Shere also enjoyed the camaraderie among classmates at the McAninch Arts Center. They would hang out in the lobby, study, jam and “plan our lives.”
After graduating from COD with an Associate in Arts degree with a music emphasis, Shere transferred to Cornish College of the Arts in Seattle and earned a bachelor’s degree. From there he earned both master’s and doctorate degrees in music composition from the University of California-Santa Barbara.
Shere currently teaches guitar, theory and composition, and jazz improvisation at Music Center of the Northwest in Seattle, a community music school. He also is a private music teacher and plays jazz gigs whenever he can.
“I’d like to teach music and perform for the rest of my life. As long as I can pay the bills, I’m happy,” he said. “Music gives me such a great feeling, and musicians are my favorite people. I play all kinds of music – classical, pop, rock, blues, bluegrass – but I really prefer jazz. Jazz music is the one medium where I really feel like I can be myself.”

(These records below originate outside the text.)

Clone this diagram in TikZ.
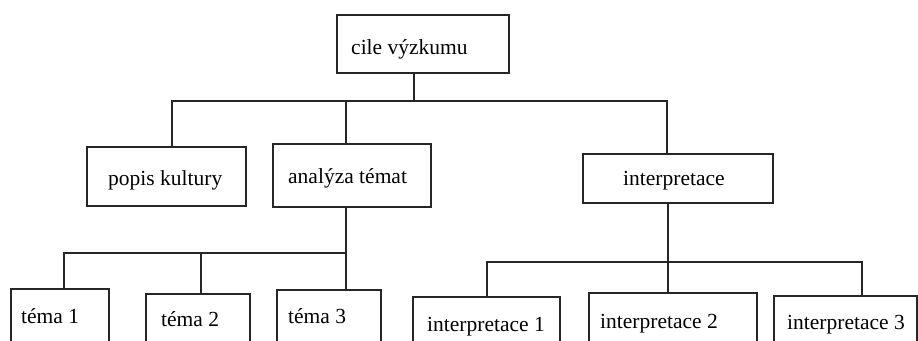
\documentclass[tikz,border=0pt]{standalone}
\usepackage{fontspec}
\setmainfont{Liberation Serif}
\begin{document}
\begin{tikzpicture}[x=1pt,y=-1pt,
  box/.style={draw=black!85, line width=1.5pt, rectangle, inner sep=0pt, outer sep=0pt},
  lbl/.style={anchor=base west, inner sep=0pt, font=\fontsize{21.5}{24}\selectfont},
  conn/.style={draw=black!85, line width=1.5pt}]
\useasboundingbox (0,0) rectangle (918,340);
\fill[white] (0,0) rectangle (918,340);
\clip (0,0) rectangle (918,340);
% boxes
\node[box, minimum width=172pt, minimum height=58pt] (top) at (423,44) {};
\node[box, minimum width=159pt, minimum height=59pt] (popis) at (166.5,176.5) {};
\node[box, minimum width=158pt, minimum height=63pt] (analyza) at (352,175.5) {};
\node[box, minimum width=190pt, minimum height=49pt] (interp) at (678,178.5) {};
\node[box, minimum width=98pt, minimum height=71pt] (tema1) at (60,324.5) {};
\node[box, minimum width=104pt, minimum height=66pt] (tema2) at (198,327) {};
\node[box, minimum width=104pt, minimum height=70pt] (tema3) at (329,325) {};
\node[box, minimum width=147pt, minimum height=63pt] (i1) at (486.5,328.5) {};
\node[box, minimum width=168pt, minimum height=67pt] (i2) at (673,326.5) {};
\node[box, minimum width=143pt, minimum height=64pt] (i3) at (845.5,328) {};
% labels
\node[lbl] (ttop) at (351,54) {cile výzkumu};
\node[lbl] (tpopis) at (108,185) {popis kultury};
\node[lbl] (tanalyza) at (288,183) {analýza témat};
\node[lbl] (tinterp) at (623,185) {interpretace};
\node[lbl] (ttema1) at (21,323) {téma 1};
\node[lbl] (ttema2) at (161,326) {téma 2};
\node[lbl] (ttema3) at (288,323) {téma 3};
\node[lbl] (ti1) at (427,331) {interpretace 1};
\node[lbl] (ti2) at (600,328) {interpretace 2};
\node[lbl] (ti3) at (787,329) {interpretace 3};
% connectors level 1
\coordinate (b1) at (414,101);
\coordinate (b1L) at (172,101);
\coordinate (b1M) at (346,101);
\coordinate (b1R) at (667,101);
\draw[conn] (b1 |- top.south) -- (b1);
\draw[conn] (b1L |- popis.north) -- (b1L) -- (b1R) -- (b1R |- interp.north);
\draw[conn] (b1M) -- (b1M |- analyza.north);
% connectors level 2 (themes)
\coordinate (b2) at (346,253);
\coordinate (b2L) at (64,253);
\coordinate (b2M) at (201,253);
\draw[conn] (b2 |- analyza.south) -- (b2 |- tema3.north);
\draw[conn] (b2L |- tema1.north) -- (b2L) -- (b2);
\draw[conn] (b2M) -- (b2M |- tema2.north);
% connectors level 2 (interpretations)
\coordinate (b3) at (668,262);
\coordinate (b3L) at (487,262);
\coordinate (b3R) at (862,262);
\draw[conn] (b3 |- interp.south) -- (b3 |- i2.north);
\draw[conn] (b3L |- i1.north) -- (b3L) -- (b3R) -- (b3R |- i3.north);
\end{tikzpicture}
\end{document}
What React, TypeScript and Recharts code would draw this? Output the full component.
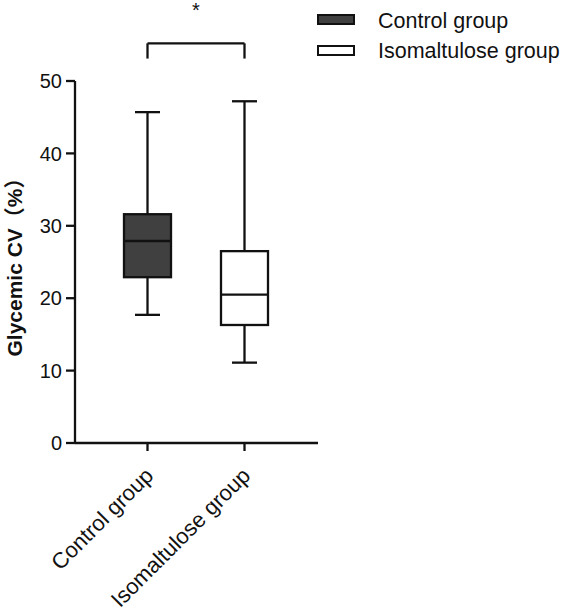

Shere recently sent Tallman a short list of lessons that he learned from him that he now tries to instill in his students.
“I’d like to thank Tom Tallman for being such a great teacher. He made a real difference in my musical experience. It was a great privilege to study with him,” he said. “The music program at College of DuPage is of such a high quality that I was well-prepared for the pressures of continuing my studies elsewhere.”